### Work to complete
Below this line are records; write out exactly the lines from the one containing "What seaborn and" through the one containing "from matplotlib.ticker import FuncFormatter", with the pictures left out.

### Given records
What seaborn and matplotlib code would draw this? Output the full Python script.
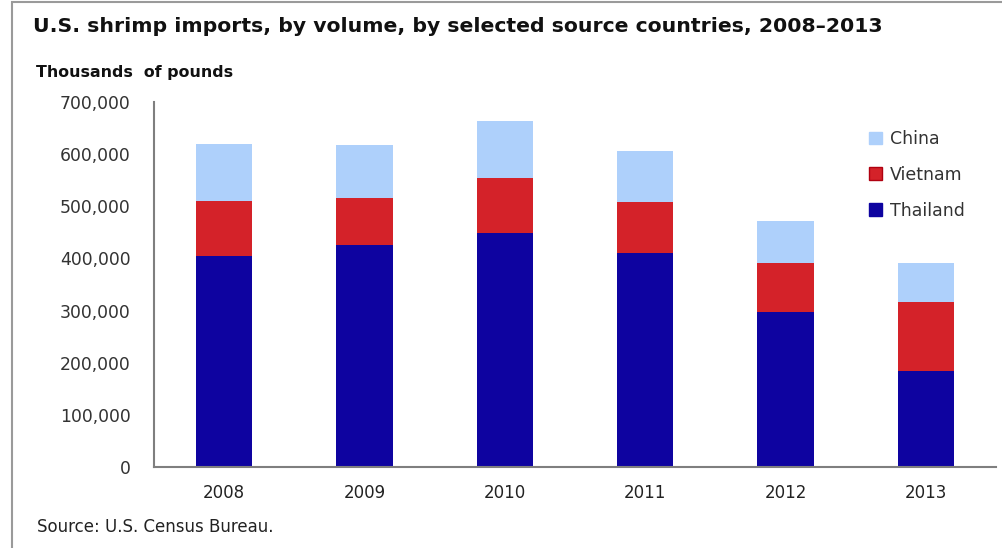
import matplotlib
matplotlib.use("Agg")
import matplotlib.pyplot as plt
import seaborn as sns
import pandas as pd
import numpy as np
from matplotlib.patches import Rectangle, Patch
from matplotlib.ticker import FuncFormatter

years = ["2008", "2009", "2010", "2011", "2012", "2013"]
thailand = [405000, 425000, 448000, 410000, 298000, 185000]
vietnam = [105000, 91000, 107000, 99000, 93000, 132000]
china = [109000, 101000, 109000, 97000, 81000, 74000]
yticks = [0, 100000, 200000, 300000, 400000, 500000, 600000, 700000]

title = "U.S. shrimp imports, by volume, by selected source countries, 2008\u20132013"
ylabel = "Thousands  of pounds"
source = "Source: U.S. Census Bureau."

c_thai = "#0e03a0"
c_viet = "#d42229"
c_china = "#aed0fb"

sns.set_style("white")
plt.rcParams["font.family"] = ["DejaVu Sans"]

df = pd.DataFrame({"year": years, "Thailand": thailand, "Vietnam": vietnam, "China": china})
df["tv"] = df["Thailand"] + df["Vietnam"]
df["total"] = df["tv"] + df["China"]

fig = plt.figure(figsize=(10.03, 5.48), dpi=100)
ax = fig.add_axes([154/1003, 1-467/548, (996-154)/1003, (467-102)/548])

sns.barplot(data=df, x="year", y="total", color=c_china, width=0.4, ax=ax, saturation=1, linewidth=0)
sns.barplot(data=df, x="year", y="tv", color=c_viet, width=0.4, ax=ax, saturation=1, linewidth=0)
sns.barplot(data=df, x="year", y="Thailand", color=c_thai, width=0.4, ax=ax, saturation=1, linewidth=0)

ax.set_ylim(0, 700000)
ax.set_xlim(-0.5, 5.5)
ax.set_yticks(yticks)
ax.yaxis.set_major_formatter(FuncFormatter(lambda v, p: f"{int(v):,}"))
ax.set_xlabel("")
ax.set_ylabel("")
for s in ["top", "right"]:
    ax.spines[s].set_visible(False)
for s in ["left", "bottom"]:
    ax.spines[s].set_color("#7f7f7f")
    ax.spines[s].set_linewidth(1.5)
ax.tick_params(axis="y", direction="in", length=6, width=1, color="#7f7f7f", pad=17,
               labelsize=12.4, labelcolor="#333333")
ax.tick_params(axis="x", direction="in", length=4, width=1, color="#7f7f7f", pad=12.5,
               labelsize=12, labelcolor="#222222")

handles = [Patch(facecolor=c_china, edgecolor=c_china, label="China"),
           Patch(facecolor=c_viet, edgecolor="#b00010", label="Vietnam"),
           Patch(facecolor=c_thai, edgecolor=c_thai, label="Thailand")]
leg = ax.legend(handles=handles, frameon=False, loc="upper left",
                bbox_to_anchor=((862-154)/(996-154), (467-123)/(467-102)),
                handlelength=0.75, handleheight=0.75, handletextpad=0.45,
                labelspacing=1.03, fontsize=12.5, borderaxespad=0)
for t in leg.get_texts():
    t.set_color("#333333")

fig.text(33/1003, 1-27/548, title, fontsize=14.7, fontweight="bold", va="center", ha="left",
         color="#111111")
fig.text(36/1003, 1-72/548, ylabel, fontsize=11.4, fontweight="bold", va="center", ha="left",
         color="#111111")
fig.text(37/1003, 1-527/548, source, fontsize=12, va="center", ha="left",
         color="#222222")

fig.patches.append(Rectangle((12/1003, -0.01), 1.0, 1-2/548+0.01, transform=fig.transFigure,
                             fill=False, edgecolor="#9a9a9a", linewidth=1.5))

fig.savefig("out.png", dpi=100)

==

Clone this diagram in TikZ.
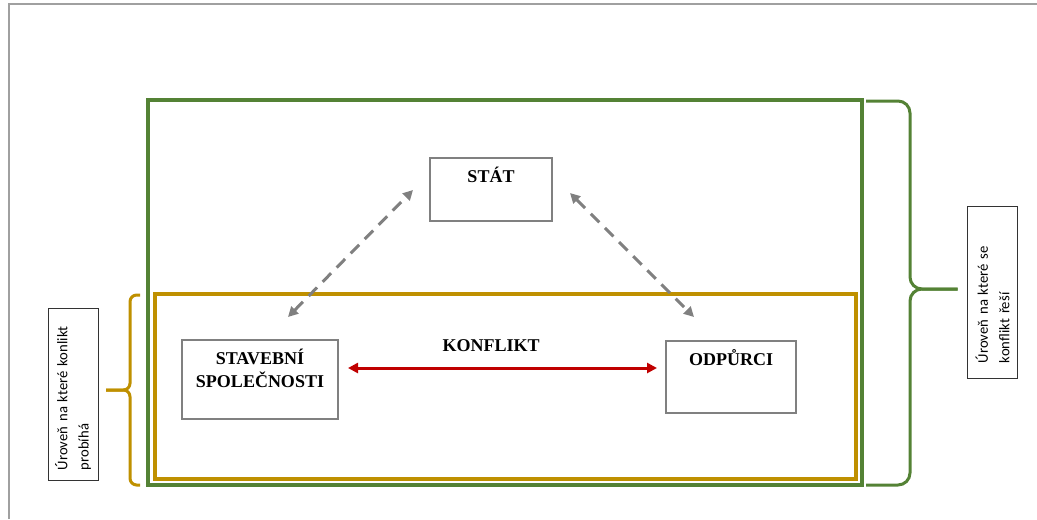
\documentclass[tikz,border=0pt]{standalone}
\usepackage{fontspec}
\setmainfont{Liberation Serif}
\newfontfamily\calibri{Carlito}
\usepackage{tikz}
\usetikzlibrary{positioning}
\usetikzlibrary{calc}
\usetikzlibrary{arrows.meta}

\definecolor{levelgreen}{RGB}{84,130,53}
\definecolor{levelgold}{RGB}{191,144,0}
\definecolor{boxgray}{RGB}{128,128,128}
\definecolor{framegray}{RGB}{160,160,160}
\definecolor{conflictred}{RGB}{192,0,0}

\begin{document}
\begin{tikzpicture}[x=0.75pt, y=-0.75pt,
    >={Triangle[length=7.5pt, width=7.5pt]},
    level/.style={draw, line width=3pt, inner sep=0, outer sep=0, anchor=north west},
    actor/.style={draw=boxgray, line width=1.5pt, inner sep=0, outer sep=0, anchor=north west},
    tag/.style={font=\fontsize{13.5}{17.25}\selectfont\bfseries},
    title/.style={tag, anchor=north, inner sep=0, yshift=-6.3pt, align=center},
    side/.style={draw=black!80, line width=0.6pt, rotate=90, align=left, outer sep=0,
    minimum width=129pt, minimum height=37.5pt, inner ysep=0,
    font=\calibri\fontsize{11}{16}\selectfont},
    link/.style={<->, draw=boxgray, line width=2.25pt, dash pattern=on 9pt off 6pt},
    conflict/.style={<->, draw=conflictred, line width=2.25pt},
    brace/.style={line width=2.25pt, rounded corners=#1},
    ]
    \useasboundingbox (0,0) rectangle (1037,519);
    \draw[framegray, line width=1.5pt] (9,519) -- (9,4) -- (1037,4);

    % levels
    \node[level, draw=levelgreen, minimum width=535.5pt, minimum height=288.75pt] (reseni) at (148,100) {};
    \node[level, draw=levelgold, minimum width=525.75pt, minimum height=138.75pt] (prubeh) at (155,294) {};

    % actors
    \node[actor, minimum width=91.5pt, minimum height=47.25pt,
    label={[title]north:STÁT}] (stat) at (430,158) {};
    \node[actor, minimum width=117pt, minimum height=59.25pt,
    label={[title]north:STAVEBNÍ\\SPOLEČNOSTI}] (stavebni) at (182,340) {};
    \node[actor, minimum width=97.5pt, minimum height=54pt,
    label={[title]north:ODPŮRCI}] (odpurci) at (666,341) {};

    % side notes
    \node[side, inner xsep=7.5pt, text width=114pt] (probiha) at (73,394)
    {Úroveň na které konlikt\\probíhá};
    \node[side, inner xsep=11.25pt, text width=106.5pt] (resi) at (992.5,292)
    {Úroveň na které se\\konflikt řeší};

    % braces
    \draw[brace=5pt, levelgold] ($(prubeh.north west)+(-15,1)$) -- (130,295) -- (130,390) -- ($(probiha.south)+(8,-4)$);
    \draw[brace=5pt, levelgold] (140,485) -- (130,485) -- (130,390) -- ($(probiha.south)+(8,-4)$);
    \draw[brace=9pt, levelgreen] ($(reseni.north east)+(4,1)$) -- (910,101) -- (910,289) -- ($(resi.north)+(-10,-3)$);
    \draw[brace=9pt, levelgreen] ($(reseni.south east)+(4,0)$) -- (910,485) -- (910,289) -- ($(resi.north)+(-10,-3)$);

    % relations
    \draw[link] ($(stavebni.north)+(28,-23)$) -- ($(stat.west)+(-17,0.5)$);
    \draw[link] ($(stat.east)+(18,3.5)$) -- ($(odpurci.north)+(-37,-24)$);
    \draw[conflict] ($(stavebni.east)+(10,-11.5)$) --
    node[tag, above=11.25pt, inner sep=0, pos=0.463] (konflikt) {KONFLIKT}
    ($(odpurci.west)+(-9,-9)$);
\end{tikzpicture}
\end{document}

---

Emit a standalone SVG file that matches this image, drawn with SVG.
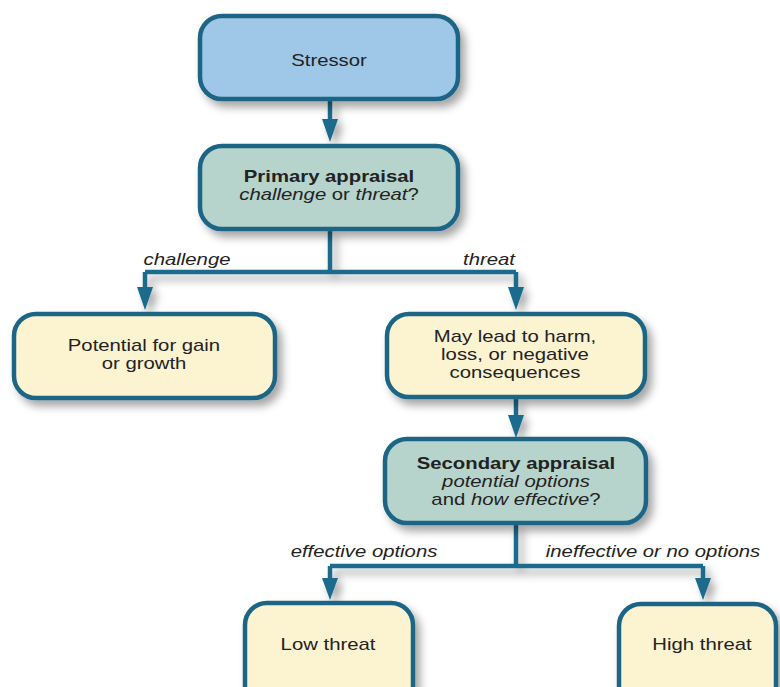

### Problem solution
What seaborn and matplotlib code would draw this? Output the full Python script.
import matplotlib
matplotlib.use("Agg")
import matplotlib.pyplot as plt
import seaborn as sns
import pandas as pd
import numpy as np
from matplotlib.patches import Rectangle, Patch
from matplotlib.ticker import FuncFormatter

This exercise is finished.